## The request
Retype each line exactly. Skip images.

## Supplied data
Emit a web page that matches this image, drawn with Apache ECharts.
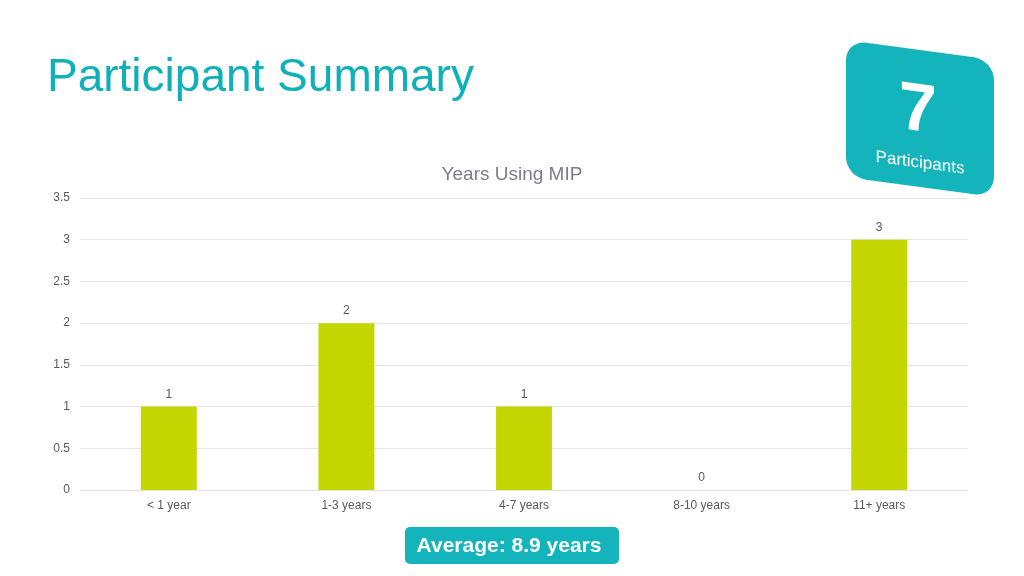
<!DOCTYPE html>
<html>
<head>
<meta charset="utf-8">
<script src="https://cdn.jsdelivr.net/npm/echarts@6/dist/echarts.min.js"></script>
<style>
html, body { margin: 0; padding: 0; background: #fff; }
#main { width: 1024px; height: 576px; }
</style>
</head>
<body>
<div id="main"></div>
<script>
var categories = ['< 1 year', '1-3 years', '4-7 years', '8-10 years', '11+ years'];
var counts = [1, 2, 1, 0, 3];
var participants = 7;
var averageText = 'Average: 8.9 years';

var teal = '#14b4bd';
var font = 'Liberation Sans, Arial, sans-serif';

var options = {
    backgroundColor: '#fff',
    textStyle: { fontFamily: font },
    title: {
        text: 'Years Using MIP',
        left: 'center',
        top: 160,
        textStyle: { color: '#7a7f87', fontSize: 19, fontWeight: 'normal', fontFamily: font }
    },
    grid: { left: 80, right: 56, top: 198, bottom: 86 },
    xAxis: {
        type: 'category',
        data: categories,
        axisLine: { show: true, lineStyle: { color: '#e3e3e3' } },
        axisTick: { show: false },
        axisLabel: { color: '#595959', fontSize: 12, margin: 10, fontFamily: font }
    },
    yAxis: {
        type: 'value',
        min: 0,
        max: 3.5,
        interval: 0.5,
        axisLine: { show: false },
        axisTick: { show: false },
        axisLabel: { color: '#595959', fontSize: 12, margin: 10, fontFamily: font },
        splitLine: { lineStyle: { color: '#e6e6e6' } }
    },
    series: [{
        type: 'bar',
        data: counts,
        barWidth: '31.5%',
        itemStyle: { color: '#c4d600' },
        label: { show: true, position: 'top', color: '#595959', fontSize: 12, distance: 6, fontFamily: font }
    }],
    graphic: [
        {
            type: 'text',
            left: 47,
            top: 55,
            style: { text: 'Participant Summary', fill: '#0fb0ba', font: '46px ' + font }
        },
        {
            type: 'group',
            x: 920,
            y: 119,
            skewY: -0.135,
            children: [
                {
                    type: 'rect',
                    shape: { x: -74, y: -69, width: 148, height: 137, r: 20 },
                    style: { fill: teal },
                    z: 10
                },
                {
                    type: 'text',
                    style: { text: String(participants), x: -2, y: -7, fill: '#fff', font: 'bold 68px ' + font, align: 'center', verticalAlign: 'middle' },
                    z: 11
                },
                {
                    type: 'text',
                    style: { text: 'Participants', x: 0, y: 44, fill: '#fff', font: '17px ' + font, align: 'center', verticalAlign: 'middle' },
                    z: 11
                }
            ]
        },
        {
            type: 'rect',
            shape: { x: 405, y: 527, width: 214, height: 37, r: 5 },
            style: { fill: teal },
            z: 10
        },
        {
            type: 'text',
            style: { text: averageText, x: 509, y: 546, fill: '#fff', font: 'bold 21px ' + font, align: 'center', verticalAlign: 'middle' },
            z: 11
        }
    ]
};

var chart = echarts.init(document.getElementById('main'));
chart.setOption(options);
</script>
</body>
</html>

## Final result
Emit a web page that matches this image, drawn with Apache ECharts.
<!DOCTYPE html>
<html>
<head>
<meta charset="utf-8">
<script src="https://cdn.jsdelivr.net/npm/echarts@6/dist/echarts.min.js"></script>
<style>
html, body { margin: 0; padding: 0; background: #fff; }
#main { width: 1024px; height: 576px; }
</style>
</head>
<body>
<div id="main"></div>
<script>
var categories = ['< 1 year', '1-3 years', '4-7 years', '8-10 years', '11+ years'];
var counts = [1, 2, 1, 0, 3];
var participants = 7;
var averageText = 'Average: 8.9 years';

var teal = '#14b4bd';
var font = 'Liberation Sans, Arial, sans-serif';

var options = {
    backgroundColor: '#fff',
    textStyle: { fontFamily: font },
    title: {
        text: 'Years Using MIP',
        left: 'center',
        top: 160,
        textStyle: { color: '#7a7f87', fontSize: 19, fontWeight: 'normal', fontFamily: font }
    },
    grid: { left: 80, right: 56, top: 198, bottom: 86 },
    xAxis: {
        type: 'category',
        data: categories,
        axisLine: { show: true, lineStyle: { color: '#e3e3e3' } },
        axisTick: { show: false },
        axisLabel: { color: '#595959', fontSize: 12, margin: 10, fontFamily: font }
    },
    yAxis: {
        type: 'value',
        min: 0,
        max: 3.5,
        interval: 0.5,
        axisLine: { show: false },
        axisTick: { show: false },
        axisLabel: { color: '#595959', fontSize: 12, margin: 10, fontFamily: font },
        splitLine: { lineStyle: { color: '#e6e6e6' } }
    },
    series: [{
        type: 'bar',
        data: counts,
        barWidth: '31.5%',
        itemStyle: { color: '#c4d600' },
        label: { show: true, position: 'top', color: '#595959', fontSize: 12, distance: 6, fontFamily: font }
    }],
    graphic: [
        {
            type: 'text',
            left: 47,
            top: 55,
            style: { text: 'Participant Summary', fill: '#0fb0ba', font: '46px ' + font }
        },
        {
            type: 'group',
            x: 920,
            y: 119,
            skewY: -0.135,
            children: [
                {
                    type: 'rect',
                    shape: { x: -74, y: -69, width: 148, height: 137, r: 20 },
                    style: { fill: teal },
                    z: 10
                },
                {
                    type: 'text',
                    style: { text: String(participants), x: -2, y: -7, fill: '#fff', font: 'bold 68px ' + font, align: 'center', verticalAlign: 'middle' },
                    z: 11
                },
                {
                    type: 'text',
                    style: { text: 'Participants', x: 0, y: 44, fill: '#fff', font: '17px ' + font, align: 'center', verticalAlign: 'middle' },
                    z: 11
                }
            ]
        },
        {
            type: 'rect',
            shape: { x: 405, y: 527, width: 214, height: 37, r: 5 },
            style: { fill: teal },
            z: 10
        },
        {
            type: 'text',
            style: { text: averageText, x: 509, y: 546, fill: '#fff', font: 'bold 21px ' + font, align: 'center', verticalAlign: 'middle' },
            z: 11
        }
    ]
};

var chart = echarts.init(document.getElementById('main'));
chart.setOption(options);
</script>
</body>
</html>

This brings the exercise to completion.